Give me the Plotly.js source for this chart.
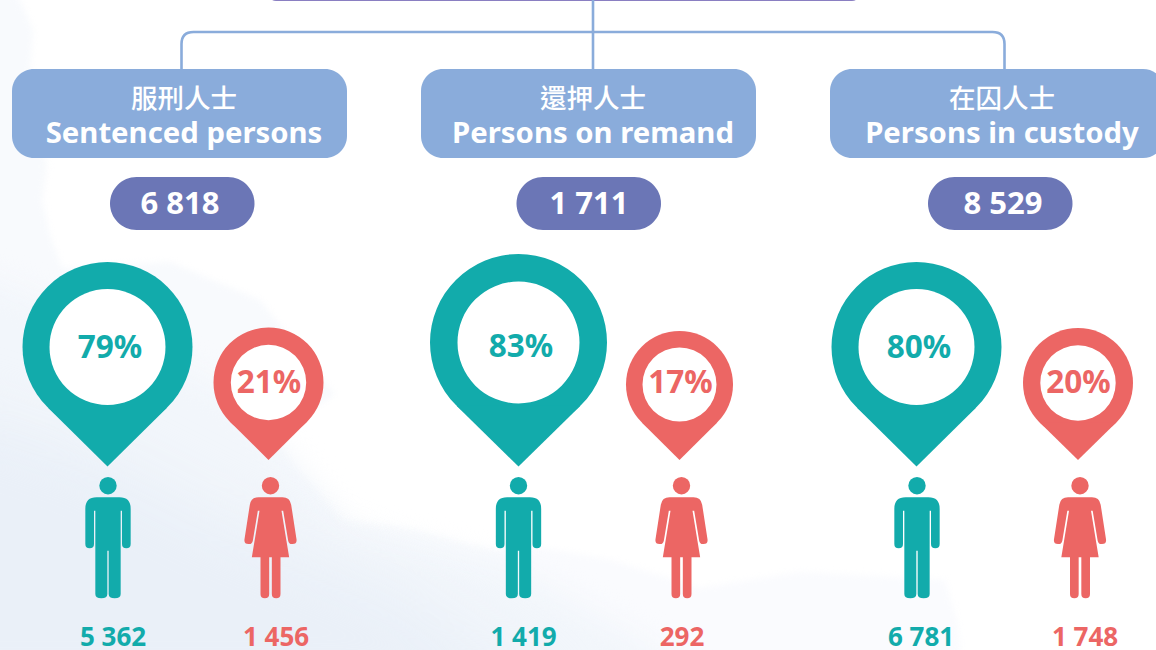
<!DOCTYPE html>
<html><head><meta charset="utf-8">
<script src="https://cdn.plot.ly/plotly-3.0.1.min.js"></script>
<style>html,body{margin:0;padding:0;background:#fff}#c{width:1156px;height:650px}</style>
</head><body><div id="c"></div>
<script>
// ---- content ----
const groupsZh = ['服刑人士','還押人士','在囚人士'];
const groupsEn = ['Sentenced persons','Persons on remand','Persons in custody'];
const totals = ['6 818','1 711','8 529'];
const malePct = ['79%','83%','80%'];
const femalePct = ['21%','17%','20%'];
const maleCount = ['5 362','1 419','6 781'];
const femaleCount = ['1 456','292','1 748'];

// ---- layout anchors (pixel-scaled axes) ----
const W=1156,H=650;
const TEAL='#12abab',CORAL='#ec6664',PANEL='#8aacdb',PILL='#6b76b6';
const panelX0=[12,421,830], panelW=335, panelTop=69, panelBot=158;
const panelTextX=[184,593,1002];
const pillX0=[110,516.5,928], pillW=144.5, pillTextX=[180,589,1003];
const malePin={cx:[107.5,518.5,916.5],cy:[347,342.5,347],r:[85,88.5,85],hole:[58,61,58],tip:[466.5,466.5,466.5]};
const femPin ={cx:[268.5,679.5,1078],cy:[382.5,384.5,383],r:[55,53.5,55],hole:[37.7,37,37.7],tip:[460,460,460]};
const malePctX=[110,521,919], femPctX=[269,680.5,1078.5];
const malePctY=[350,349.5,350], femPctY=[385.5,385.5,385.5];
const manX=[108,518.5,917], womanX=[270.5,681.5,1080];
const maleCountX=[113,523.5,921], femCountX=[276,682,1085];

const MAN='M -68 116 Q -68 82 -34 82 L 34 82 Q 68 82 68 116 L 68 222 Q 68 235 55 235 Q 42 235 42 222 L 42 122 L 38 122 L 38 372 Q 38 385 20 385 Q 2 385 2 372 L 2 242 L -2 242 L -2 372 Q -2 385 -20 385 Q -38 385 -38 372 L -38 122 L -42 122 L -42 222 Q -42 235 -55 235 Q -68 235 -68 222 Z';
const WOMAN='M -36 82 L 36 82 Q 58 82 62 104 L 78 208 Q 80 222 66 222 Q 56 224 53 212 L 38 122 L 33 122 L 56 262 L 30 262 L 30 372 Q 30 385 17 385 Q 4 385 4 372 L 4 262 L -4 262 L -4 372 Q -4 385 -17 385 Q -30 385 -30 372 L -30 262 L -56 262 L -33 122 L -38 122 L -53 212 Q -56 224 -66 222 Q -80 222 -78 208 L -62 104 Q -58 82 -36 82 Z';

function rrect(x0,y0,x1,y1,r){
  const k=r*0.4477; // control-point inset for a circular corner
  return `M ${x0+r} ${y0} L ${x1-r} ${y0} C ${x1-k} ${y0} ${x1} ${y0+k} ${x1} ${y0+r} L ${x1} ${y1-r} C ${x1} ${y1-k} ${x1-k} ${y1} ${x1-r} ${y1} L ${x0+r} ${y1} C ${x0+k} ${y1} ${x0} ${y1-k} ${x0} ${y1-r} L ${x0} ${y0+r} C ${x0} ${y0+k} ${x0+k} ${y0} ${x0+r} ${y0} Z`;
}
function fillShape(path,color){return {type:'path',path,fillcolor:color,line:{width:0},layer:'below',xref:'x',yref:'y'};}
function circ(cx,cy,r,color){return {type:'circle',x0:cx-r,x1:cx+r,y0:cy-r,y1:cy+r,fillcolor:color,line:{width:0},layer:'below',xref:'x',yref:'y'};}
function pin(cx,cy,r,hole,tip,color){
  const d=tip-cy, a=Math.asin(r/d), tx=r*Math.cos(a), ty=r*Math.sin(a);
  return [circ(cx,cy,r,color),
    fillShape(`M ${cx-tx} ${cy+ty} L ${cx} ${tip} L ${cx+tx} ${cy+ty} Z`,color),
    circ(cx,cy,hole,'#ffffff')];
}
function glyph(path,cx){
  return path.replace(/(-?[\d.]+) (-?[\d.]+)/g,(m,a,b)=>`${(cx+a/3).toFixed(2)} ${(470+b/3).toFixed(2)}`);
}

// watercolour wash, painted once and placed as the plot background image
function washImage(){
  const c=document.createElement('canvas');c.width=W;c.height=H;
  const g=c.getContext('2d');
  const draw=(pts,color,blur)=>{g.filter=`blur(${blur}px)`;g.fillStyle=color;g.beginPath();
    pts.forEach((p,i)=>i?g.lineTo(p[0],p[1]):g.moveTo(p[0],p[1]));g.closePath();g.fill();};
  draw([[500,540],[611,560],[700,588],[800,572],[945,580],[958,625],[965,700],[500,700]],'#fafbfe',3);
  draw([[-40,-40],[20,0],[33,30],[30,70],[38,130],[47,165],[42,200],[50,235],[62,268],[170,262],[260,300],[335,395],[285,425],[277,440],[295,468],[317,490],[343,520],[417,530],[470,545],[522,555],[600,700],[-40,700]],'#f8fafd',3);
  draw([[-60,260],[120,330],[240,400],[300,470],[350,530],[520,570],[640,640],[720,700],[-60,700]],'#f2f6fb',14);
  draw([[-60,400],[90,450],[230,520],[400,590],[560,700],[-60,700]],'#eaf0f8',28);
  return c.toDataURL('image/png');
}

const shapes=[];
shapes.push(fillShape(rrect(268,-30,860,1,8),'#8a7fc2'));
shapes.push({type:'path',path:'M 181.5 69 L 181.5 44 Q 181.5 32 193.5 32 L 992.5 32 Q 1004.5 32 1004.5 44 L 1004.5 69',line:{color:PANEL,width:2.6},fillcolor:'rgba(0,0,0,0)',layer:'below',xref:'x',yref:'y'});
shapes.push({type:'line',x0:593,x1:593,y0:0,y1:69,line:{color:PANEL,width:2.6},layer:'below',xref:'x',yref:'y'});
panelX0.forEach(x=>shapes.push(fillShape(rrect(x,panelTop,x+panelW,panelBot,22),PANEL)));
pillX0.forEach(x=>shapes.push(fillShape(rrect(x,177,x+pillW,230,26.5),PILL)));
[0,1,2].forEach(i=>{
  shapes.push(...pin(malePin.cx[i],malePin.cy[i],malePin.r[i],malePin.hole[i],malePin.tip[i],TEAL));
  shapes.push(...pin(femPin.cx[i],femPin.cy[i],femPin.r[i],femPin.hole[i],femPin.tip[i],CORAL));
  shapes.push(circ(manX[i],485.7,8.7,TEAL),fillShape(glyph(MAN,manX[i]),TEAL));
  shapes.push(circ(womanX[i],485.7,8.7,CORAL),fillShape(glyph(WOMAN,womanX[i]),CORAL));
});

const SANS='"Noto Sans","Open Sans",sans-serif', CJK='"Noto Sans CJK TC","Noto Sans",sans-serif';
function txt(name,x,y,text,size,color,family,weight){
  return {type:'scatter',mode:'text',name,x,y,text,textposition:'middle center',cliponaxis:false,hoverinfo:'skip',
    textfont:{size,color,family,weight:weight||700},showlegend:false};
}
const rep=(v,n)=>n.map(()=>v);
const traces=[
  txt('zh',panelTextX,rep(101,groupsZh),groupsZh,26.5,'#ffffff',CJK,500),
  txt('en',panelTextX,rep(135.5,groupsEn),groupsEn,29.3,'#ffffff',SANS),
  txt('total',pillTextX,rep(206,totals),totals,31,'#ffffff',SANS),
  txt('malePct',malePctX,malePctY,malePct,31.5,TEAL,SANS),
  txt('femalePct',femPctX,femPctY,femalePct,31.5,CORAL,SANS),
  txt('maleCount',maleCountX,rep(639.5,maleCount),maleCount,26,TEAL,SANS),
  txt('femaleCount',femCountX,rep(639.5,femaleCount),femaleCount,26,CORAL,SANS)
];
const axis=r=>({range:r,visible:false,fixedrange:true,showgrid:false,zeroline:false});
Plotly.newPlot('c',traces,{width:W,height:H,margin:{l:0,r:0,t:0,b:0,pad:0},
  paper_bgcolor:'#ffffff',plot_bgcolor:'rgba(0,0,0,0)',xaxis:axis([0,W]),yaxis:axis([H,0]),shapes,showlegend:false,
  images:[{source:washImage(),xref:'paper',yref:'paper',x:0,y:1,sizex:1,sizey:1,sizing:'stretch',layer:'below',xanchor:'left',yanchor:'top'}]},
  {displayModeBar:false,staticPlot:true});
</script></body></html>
********
Repeat the lines exactly as they stand, from the opening line of the data through the line with "const femaleCount = ['1 456','292','1 748'];". Pictures stay out of the copy.

Give me the Plotly.js source for this chart.
<!DOCTYPE html>
<html><head><meta charset="utf-8">
<script src="https://cdn.plot.ly/plotly-3.0.1.min.js"></script>
<style>html,body{margin:0;padding:0;background:#fff}#c{width:1156px;height:650px}</style>
</head><body><div id="c"></div>
<script>
// ---- content ----
const groupsZh = ['服刑人士','還押人士','在囚人士'];
const groupsEn = ['Sentenced persons','Persons on remand','Persons in custody'];
const totals = ['6 818','1 711','8 529'];
const malePct = ['79%','83%','80%'];
const femalePct = ['21%','17%','20%'];
const maleCount = ['5 362','1 419','6 781'];
const femaleCount = ['1 456','292','1 748'];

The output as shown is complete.